Like it or not, this search -- even a forensic search -- fell under the "border exception" to the Fourth Amendment, which allows law enforcement to search devices for border/national security reasons without having to come up with reasonable suspicion, much less probable cause.
That search was lawful. It was the second search that broke the rules, including one handed down by the Supreme Court in 2014. From the decision [PDF]:
In July 2018, six years after the initial border search, the government conducted a warrantless search of Gandy’s cell phone. On July 11 and 13, 2018, the government produced to the defense the evidence discovered during the search and stated the intent to offer the evidence as evidence.
Maybe the government thought it was grandfathered in to the pre-Riley warrantless phone search standard. Maybe the government just didn't care. Maybe it thought the long list of exceptions would save it, especially the one related to searches at international borders. But it definitely realized it had screwed up when Gandy moved to suppress the evidence, because it did this:
On July 13, after Gandy moved to suppress the newly produced text messages, the government applied for and obtained a warrant to search the phone. The agent who signed the search-warrant affidavit was not the same agent who conducted the 2012 search. The affidavit merely states that the cell phone had been in the Department of Homeland Security’s custody since it was seized at the border in 2012.
The government argued it could perform a warrantless search six years after the phone was seized while nowhere near the border under the border search exception. The court responds with, "Well, why don't we just get rid of the Fourth Amendment altogether, then?"
The government’s second, warrantless search of Gandy’s phone did not occur at a border or at the time of the crossing. It happened six years after Gandy returned to the United States after being denied entry to the United Kingdom. Gandy and his phone have both been in custody since 2012, within the United States. Searching Gandy’s phone had no connection to the government’s interest in preventing illegal entry or contraband smuggling at an international border. Extending the border-search exception to the government’s warrantless search would “both undervalue the core Fourth Amendment protection afforded” cell phones under Riley and “‘untether’ the [border-search] exception ‘from the justifications underlying it.’”
The court also notes that holding a phone for six years before performing a warrantless search removes any question of "exigency" from the discussion. It also refuses to entertain the government's "independent source" argument.
The independent source doctrine does not apply. The government has not shown that the search done—again—after the government got the search warrant was untainted by the earlier, warrantless search. [...] The government has not shown that “there is a reasonable probability that the contested evidence would have been discovered by lawful means in the absence of police misconduct.”

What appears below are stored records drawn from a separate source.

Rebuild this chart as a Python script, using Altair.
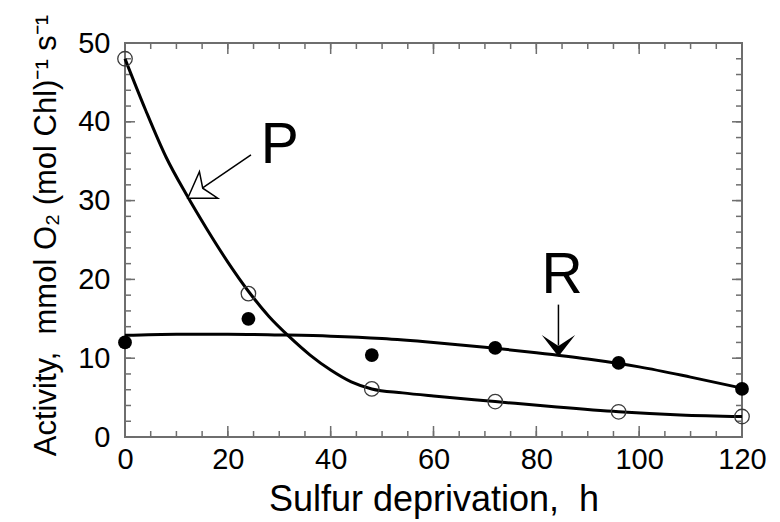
import altair as alt
import pandas as pd

# ---- data ----
hours = [0, 24, 48, 72, 96, 120]
p_obs = [48.0, 18.2, 6.1, 4.5, 3.2, 2.6]      # open circles (P)
r_obs = [12.0, 15.0, 10.4, 11.3, 9.4, 6.1]    # filled circles (R)

p_curve_x = [0, 4, 8, 12, 16, 20, 24, 28, 32, 36, 40, 44, 48, 54, 60, 72, 84, 96, 108, 120]
p_curve_y = [48, 41.5, 35.5, 30.7, 26.3, 22.2, 18.5, 15.3, 12.7, 10.4, 8.5, 7.0, 6.1, 5.6, 5.2, 4.5, 3.8, 3.2, 2.8, 2.6]
r_curve_x = [0, 10, 20, 30, 40, 50, 60, 70, 80, 90, 100, 110, 120]
r_curve_y = [12.9, 13.05, 13.05, 12.95, 12.8, 12.5, 12.0, 11.4, 10.7, 9.9, 8.9, 7.6, 6.2]

x_major = [0, 20, 40, 60, 80, 100, 120]
x_minor = [0, 5, 10, 15, 20, 25, 30, 35, 40, 45, 50, 55, 60, 65, 70, 75, 80, 85, 90, 95, 100, 105, 110, 115, 120]
y_major = [0, 10, 20, 30, 40, 50]
y_minor = [0, 2, 4, 6, 8, 10, 12, 14, 16, 18, 20, 22, 24, 26, 28, 30, 32, 34, 36, 38, 40, 42, 44, 46, 48, 50]

# annotation anchors (data coordinates)
p_label = {"x": 30.1, "y": 34.8, "t": "P"}
r_label = {"x": 85.0, "y": 18.3, "t": "R"}
p_shaft_x = [24.5, 15.1]
p_shaft_y = [35.8, 31.6]
p_tip = {"x": 12.2, "y": 30.3}
r_shaft_x = [84.3, 84.3]
r_shaft_y = [16.8, 11.6]
r_tip = {"x": 84.3, "y": 10.2}

W, H = 617, 394
FONT = "Liberation Sans"
AX = "#6e6e6e"

xscale = alt.Scale(domain=[0, 120], nice=False, zero=False)
yscale = alt.Scale(domain=[0, 50], nice=False, zero=False)

x_axis = alt.Axis(values=x_major, title="Sulfur deprivation,\u00a0 h", labelFlush=False,
                  labelPadding=31, labelBaseline="alphabetic", tickSize=0, ticks=False,
                  domain=False, grid=False, titleX=W / 2, titleY=73,
                  titleBaseline="alphabetic", titleAlign="center",
                  labelFont=FONT, labelFontSize=29, labelColor="black",
                  titleFont=FONT, titleFontSize=36, titleFontWeight="normal", titleColor="black")
y_axis = alt.Axis(values=y_major, title="Activity,\u00a0 mmol O\u2082 (mol Chl)\u207b\u00b9 s\u207b\u00b9",
                  labelPadding=15, labelAlign="right", labelBaseline="middle", labelFlush=False,
                  tickSize=0, ticks=False, domain=False, grid=False,
                  titleAngle=270, titleX=-70, titleY=192, titleBaseline="alphabetic",
                  titleAlign="center",
                  labelFont=FONT, labelFontSize=29, labelColor="black",
                  titleFont=FONT, titleFontSize=31, titleFontWeight="normal", titleColor="black")

X = alt.X("x:Q", scale=xscale, axis=x_axis)
Y = alt.Y("y:Q", scale=yscale, axis=y_axis)

p_pts = pd.DataFrame({"x": hours, "y": p_obs})
r_pts = pd.DataFrame({"x": hours, "y": r_obs})
p_line = pd.DataFrame({"x": p_curve_x, "y": p_curve_y})
r_line = pd.DataFrame({"x": r_curve_x, "y": r_curve_y})

line_p = alt.Chart(p_line).mark_line(color="black", strokeWidth=3, interpolate="monotone").encode(x=X, y=Y)
line_r = alt.Chart(r_line).mark_line(color="black", strokeWidth=3, interpolate="monotone").encode(x=X, y=Y)

pts_p = alt.Chart(p_pts).mark_point(shape="circle", filled=False, size=210, color="#3a3a3a",
                                    strokeWidth=1.3, opacity=1).encode(x=X, y=Y)
pts_r = alt.Chart(r_pts).mark_point(shape="circle", filled=True, size=190, color="black",
                                    opacity=1).encode(x=X, y=Y)

# ticks (inward, on all four sides)
xt_min = pd.DataFrame({"x": x_minor})
xt_maj = pd.DataFrame({"x": x_major})
yt_min = pd.DataFrame({"y": y_minor})
yt_maj = pd.DataFrame({"y": y_major})

def xticks(df, length):
    bottom = alt.Chart(df).mark_rule(color=AX, strokeWidth=1.5).encode(
        x=X, y=alt.value(H), y2=alt.value(H - length))
    top = alt.Chart(df).mark_rule(color=AX, strokeWidth=1.5).encode(
        x=X, y=alt.value(0), y2=alt.value(length))
    return [bottom, top]

def yticks(df, length):
    left = alt.Chart(df).mark_rule(color=AX, strokeWidth=1.5).encode(
        y=Y, x=alt.value(0), x2=alt.value(length))
    right = alt.Chart(df).mark_rule(color=AX, strokeWidth=1.5).encode(
        y=Y, x=alt.value(W), x2=alt.value(W - length))
    return [left, right]

tick_layers = xticks(xt_min, 6) + xticks(xt_maj, 11) + yticks(yt_min, 6) + yticks(yt_maj, 10)

# annotations
lab_df = pd.DataFrame([p_label, r_label])
labels = alt.Chart(lab_df).mark_text(font=FONT, fontSize=57, align="center",
                                     baseline="alphabetic", color="black").encode(x=X, y=Y, text="t:N")

p_shaft = alt.Chart(pd.DataFrame({"x": p_shaft_x, "y": p_shaft_y})).mark_line(
    color="black", strokeWidth=1.5).encode(x=X, y=Y)
r_shaft = alt.Chart(pd.DataFrame({"x": r_shaft_x, "y": r_shaft_y})).mark_line(
    color="black", strokeWidth=1.5).encode(x=X, y=Y)

p_head = alt.Chart(pd.DataFrame([p_tip])).mark_point(
    shape="M0,0 L0.78,-1.77 L1,-0.67 L2,0 Z", size=900, filled=True, fill="white",
    stroke="black", strokeWidth=1.5, opacity=1, fillOpacity=1).encode(x=X, y=Y)
r_head = alt.Chart(pd.DataFrame([r_tip])).mark_point(
    shape="M0,0 L-1,-1.3 L0,-0.64 L1,-1.3 Z", size=1115, filled=True, color="black",
    opacity=1).encode(x=X, y=Y)

chart = alt.layer(
    *tick_layers, line_p, line_r, pts_p, pts_r, p_shaft, r_shaft, p_head, r_head, labels
).properties(
    width=W, height=H,
    background="white",
    autosize=alt.AutoSizeParams(type="none"),
    padding={"left": 117, "top": 35, "right": 29, "bottom": 82},
).configure_view(
    stroke=AX, strokeWidth=2
)

chart.save("out.html", embed_options={"renderer": "svg", "actions": False})
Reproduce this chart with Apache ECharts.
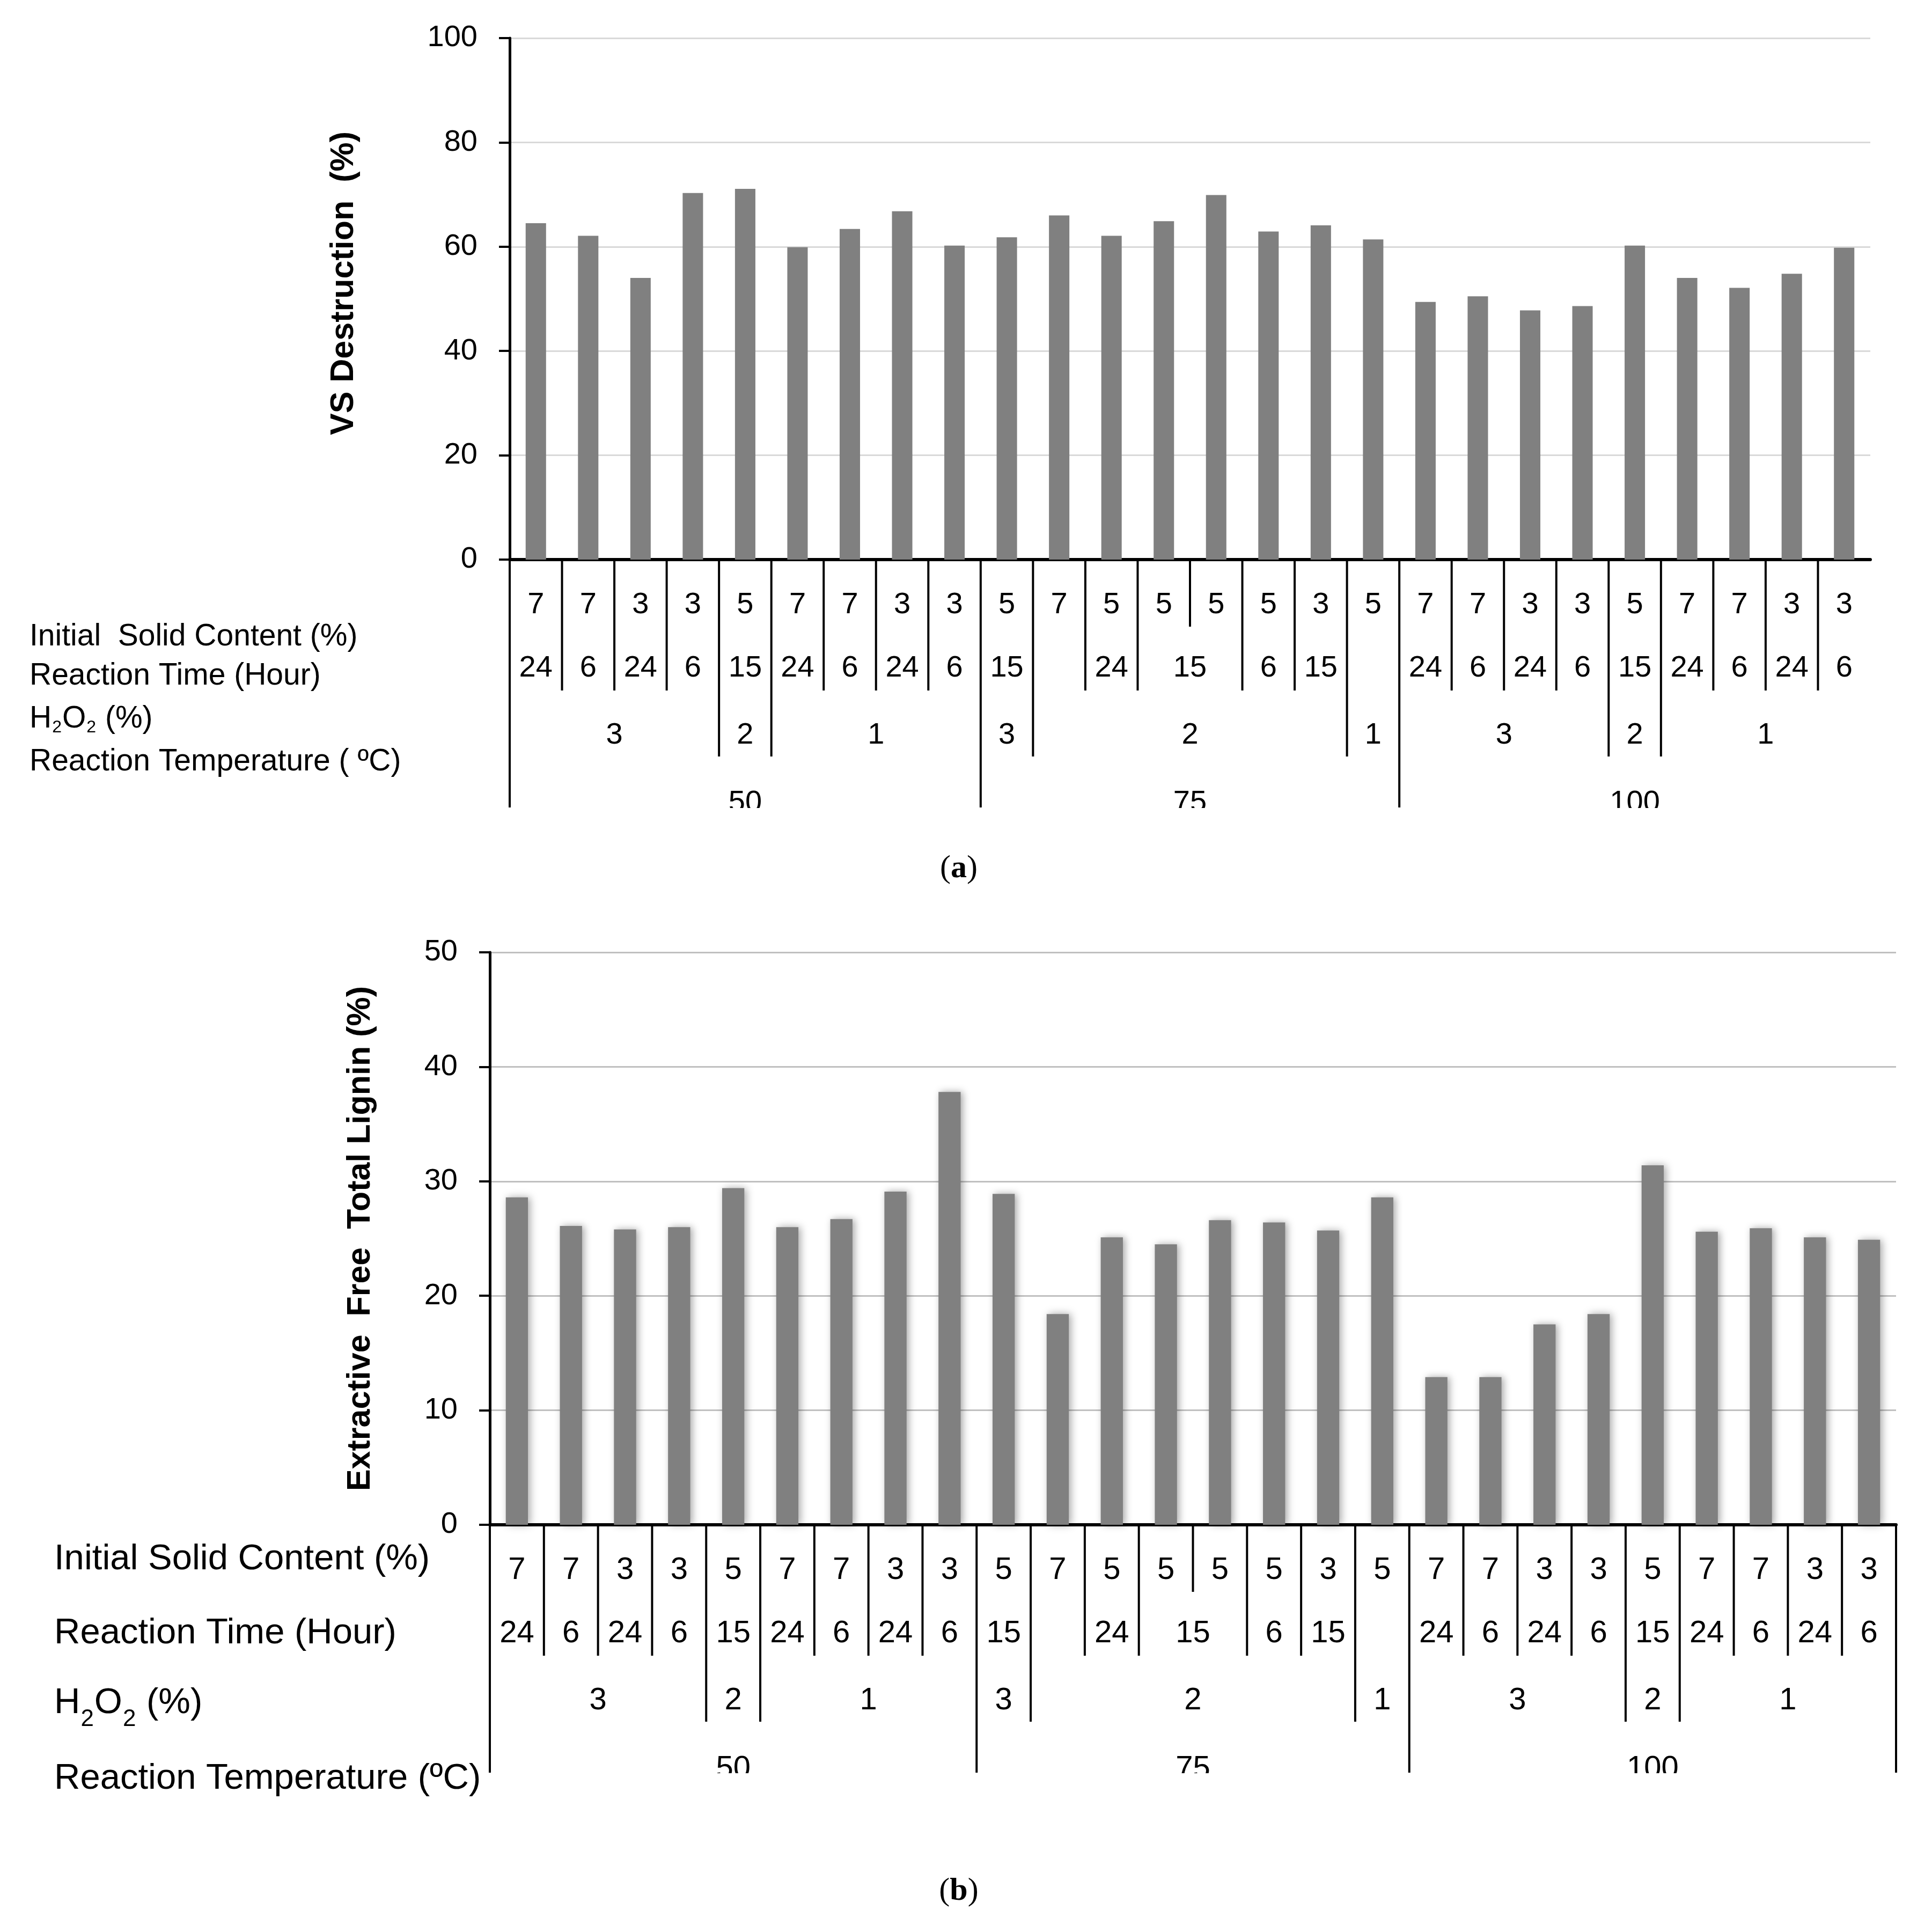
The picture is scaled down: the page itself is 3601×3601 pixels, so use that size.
<!DOCTYPE html>
<html><head><meta charset="utf-8">
<script src="https://cdn.jsdelivr.net/npm/echarts@6/dist/echarts.min.js"></script>
<style>html,body{margin:0;padding:0;background:#fff}#c{width:3601px;height:3601px}</style>
</head><body><div id="c"></div>
<script>
// ---------------- data ----------------
const solidContent = ['7','7','3','3','5','7','7','3','3','5','7','5','5','5','5','3','5','7','7','3','3','5','7','7','3','3'];
const reactionTime = [['24',1],['6',1],['24',1],['6',1],['15',1],['24',1],['6',1],['24',1],['6',1],
  ['15',1],['',1],['24',1],['15',2],['6',1],['15',1],['',1],
  ['24',1],['6',1],['24',1],['6',1],['15',1],['24',1],['6',1],['24',1],['6',1]];
const h2o2 = [['3',4],['2',1],['1',4],['3',1],['2',6],['1',1],['3',4],['2',1],['1',4]];
const temperature = [['50',9],['75',8],['100',9]];
const vsDestruction = [64.5,62.1,54.0,70.3,71.1,59.9,63.4,66.8,60.2,61.8,66.0,62.1,64.9,69.9,62.9,64.1,61.4,49.4,50.5,47.8,48.6,60.2,54.0,52.1,54.8,59.8];
const totalLignin = [28.6,26.1,25.8,26.0,29.4,26.0,26.7,29.1,37.8,28.9,18.4,25.1,24.5,26.6,26.4,25.7,28.6,12.9,12.9,17.5,18.4,31.4,25.6,25.9,25.1,24.9];
const categories = solidContent.map((s, i) => 'Run ' + (i + 1));
const rowTitlesA = ['Initial  Solid Content (%)', 'Reaction Time (Hour)', 'H2O2 (%)', 'Reaction Temperature ( ºC)'];
const rowTitlesB = ['Initial Solid Content (%)', 'Reaction Time (Hour)', 'H2O2 (%)', 'Reaction Temperature (ºC)'];
const yTitleA = 'VS Destruction  (%)';
const yTitleB = 'Extractive  Free  Total Lignin (%)';
const captions = ['a', 'b'];

// ---------------- chart ----------------
const FONT = '"Liberation Sans", Arial, sans-serif';
const chart = echarts.init(document.getElementById('c'), null, {renderer: 'canvas', width: 3601, height: 3601});

function yAxisCfg(gi, max, interval, gridColor, title, gap, pad) {
  return {
    gridIndex: gi, type: 'value', min: 0, max: max, interval: interval,
    axisLine: {show: true, lineStyle: {color: '#000', width: 5}},
    axisTick: {show: true, length: 20, lineStyle: {color: '#000', width: 4}},
    axisLabel: {fontSize: 56, color: '#000', margin: 60, fontFamily: FONT},
    splitLine: {show: true, lineStyle: {color: gridColor, width: 3}},
    name: title, nameLocation: 'middle', nameGap: gap, nameRotate: 90,
    nameTextStyle: {fontSize: 61, fontWeight: 'bold', color: '#000', fontFamily: FONT, padding: pad}
  };
}

const option = {
  animation: false,
  backgroundColor: '#ffffff',
  grid: [
    {left: 950, top: 71, width: 2536, height: 972},
    {left: 913, top: 1775, width: 2621, height: 1067}
  ],
  xAxis: [0, 1].map(gi => ({
    type: 'category', gridIndex: gi, data: categories,
    axisLabel: {show: false}, axisTick: {show: false},
    axisLine: {show: true, lineStyle: {color: '#000', width: 6}},
    splitLine: {show: false}
  })),
  yAxis: [
    yAxisCfg(0, 100, 20, '#d9d9d9', yTitleA, 278, [0, 0, 0, 58]),
    yAxisCfg(1, 50, 10, '#c0c0c0', yTitleB, 210, [0, 0, 0, 0])
  ],
  series: [
    {type: 'bar', xAxisIndex: 0, yAxisIndex: 0, data: vsDestruction, barWidth: '39%',
     itemStyle: {color: '#808080'}},
    {type: 'bar', xAxisIndex: 1, yAxisIndex: 1, data: totalLignin, barWidth: '41%',
     itemStyle: {color: '#808080', shadowBlur: 14, shadowColor: 'rgba(0,0,0,0.35)', shadowOffsetX: 4, shadowOffsetY: 0}}
  ]
};
chart.setOption(option);

// level depths below axis (separator ends) and row label offsets
const LEVEL = [0, 125, 244, 367, 462];
const ROW_Y = [85, 203, 328];
const ROW4_TOP = 426;

function txt(x, y, text, size, align, va, extra) {
  return Object.assign({
    type: 'text', x: x, y: y, z: 10,
    style: {text: text, fontSize: size, fontFamily: FONT, fill: '#000',
            align: align, textAlign: align, verticalAlign: va, textVerticalAlign: va}
  }, extra || {});
}

function tableGraphics(gi, L) {
  const els = [];
  const c = i => chart.convertToPixel({xAxisIndex: gi}, i);
  const bw = c(1) - c(0);
  const edge = k => c(0) - bw / 2 + k * bw;
  const base = chart.convertToPixel({yAxisIndex: gi}, 0);
  const n = solidContent.length;
  const lvl = new Array(n + 1).fill(1);
  const mark = (groups, level) => {
    let k = 0;
    lvl[0] = Math.max(lvl[0], level);
    groups.forEach(g => { k += g[1]; lvl[k] = Math.max(lvl[k], level); });
  };
  mark(reactionTime, 2); mark(h2o2, 3); mark(temperature, 4);
  for (let k = 0; k <= n; k++) {
    if (k === n && !L.rightEdge) continue;
    const x = edge(k);
    els.push({type: 'line', z: 10, shape: {x1: x, y1: base, x2: x, y2: base + LEVEL[lvl[k]]},
              style: {stroke: '#000', lineWidth: 4}});
  }
  // row 1
  solidContent.forEach((s, i) => els.push(txt(c(i), base + ROW_Y[0], s, L.cellFont, 'center', 'middle')));
  const groupRow = (groups, y, va) => {
    let k = 0;
    groups.forEach(g => {
      const cx = (edge(k) + edge(k + g[1])) / 2;
      if (g[0] !== '') els.push(txt(cx, base + y, g[0], L.cellFont, 'center', va));
      k += g[1];
    });
  };
  groupRow(reactionTime, ROW_Y[1], 'middle');
  groupRow(h2o2, ROW_Y[2], 'middle');
  groupRow(temperature, ROW4_TOP, 'top');
  // mask for clipped bottom labels
  els.push({type: 'rect', z: 20, shape: {x: edge(0) + 4, y: base + LEVEL[4] + 1, width: edge(n) - edge(0) - 8, height: 80},
            style: {fill: '#fff'}});
  // row titles
  L.titles.forEach((t, r) => {
    const y = base + L.titleDy[r];
    if (t.indexOf('H2O2') === 0) {
      const sf = L.subFont;
      els.push({type: 'text', x: L.titleX, y: y, z: 10, style: {
        text: '{n|H}{s|2}{n|O}{s|2}{n| (%)}', fill: '#000', fontFamily: FONT,
        align: 'left', textAlign: 'left', verticalAlign: 'middle', textVerticalAlign: 'middle',
        rich: {
          n: {fontSize: L.titleFont, fontFamily: FONT, fill: '#000', color: '#000', verticalAlign: 'middle'},
          s: {fontSize: sf, fontFamily: FONT, fill: '#000', color: '#000', lineHeight: sf,
              verticalAlign: 'middle', padding: [L.subDrop * 2, 1, 0, 1]}
        }
      }});
    } else {
      els.push(txt(L.titleX, y, t, L.titleFont, 'left', 'middle'));
    }
  });
  return els;
}

const graphics = []
  .concat(tableGraphics(0, {titles: rowTitlesA, titleX: 55, titleFont: 57, cellFont: 56, titleDy: [144, 217, 297, 377], rightEdge: false, subFont: 32, subDrop: 16}))
  .concat(tableGraphics(1, {titles: rowTitlesB, titleX: 101, titleFont: 67, cellFont: 58, titleDy: [65, 203, 333, 474], rightEdge: true, subFont: 44, subDrop: 30}));

[1619, 3525].forEach((y, i) => {
  graphics.push({type: 'text', x: 1787, y: y, z: 10, style: {
    text: '{p|(}{b|' + captions[i] + '}{p|)}', align: 'center', textAlign: 'center', verticalAlign: 'middle', textVerticalAlign: 'middle',
    rich: {
      p: {fontSize: 60, fontFamily: '"Liberation Serif", "DejaVu Serif", serif', fill: '#000', color: '#000'},
      b: {fontSize: 60, fontWeight: 'bold', fontFamily: '"Liberation Serif", "DejaVu Serif", serif', fill: '#000', color: '#000'}
    }
  }});
});

chart.setOption({graphic: graphics});
</script>
</body></html>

And there's no "good faith" here either. The law was completely settled by the time agents warrantlessly searched Gandy's phone.
The good-faith exception does not apply to the government’s second, warrantless search of Gandy’s phone. That search occurred in July 2018. Under the “law existing at the time of [the July 2018] unconstitutional search,” it is clear that the search was not justified by the border-search exception. The government conducted the search years after the Riley Court clearly held that “what police must do before searching a cell phone seized incident to an arrest is accordingly simple—get a warrant.”
It's a strong opinion that expresses very clearly the multiple ways the government screwed up. Unfortunately, the "border exception" remains intact. This allows the government to seize devices, hold onto them for months or years, and search them at its leisure. If the border exception were truly about preventing the smuggling of contraband or drug/human trafficking, you'd think searches would be performed as soon as possible, rather than allowing more than a half-decade to elapse between searches. But as long as people's property remains solely in the control of the government, the more likely it is that searches will be performed whether or not the government truly has an articulable reason to do so.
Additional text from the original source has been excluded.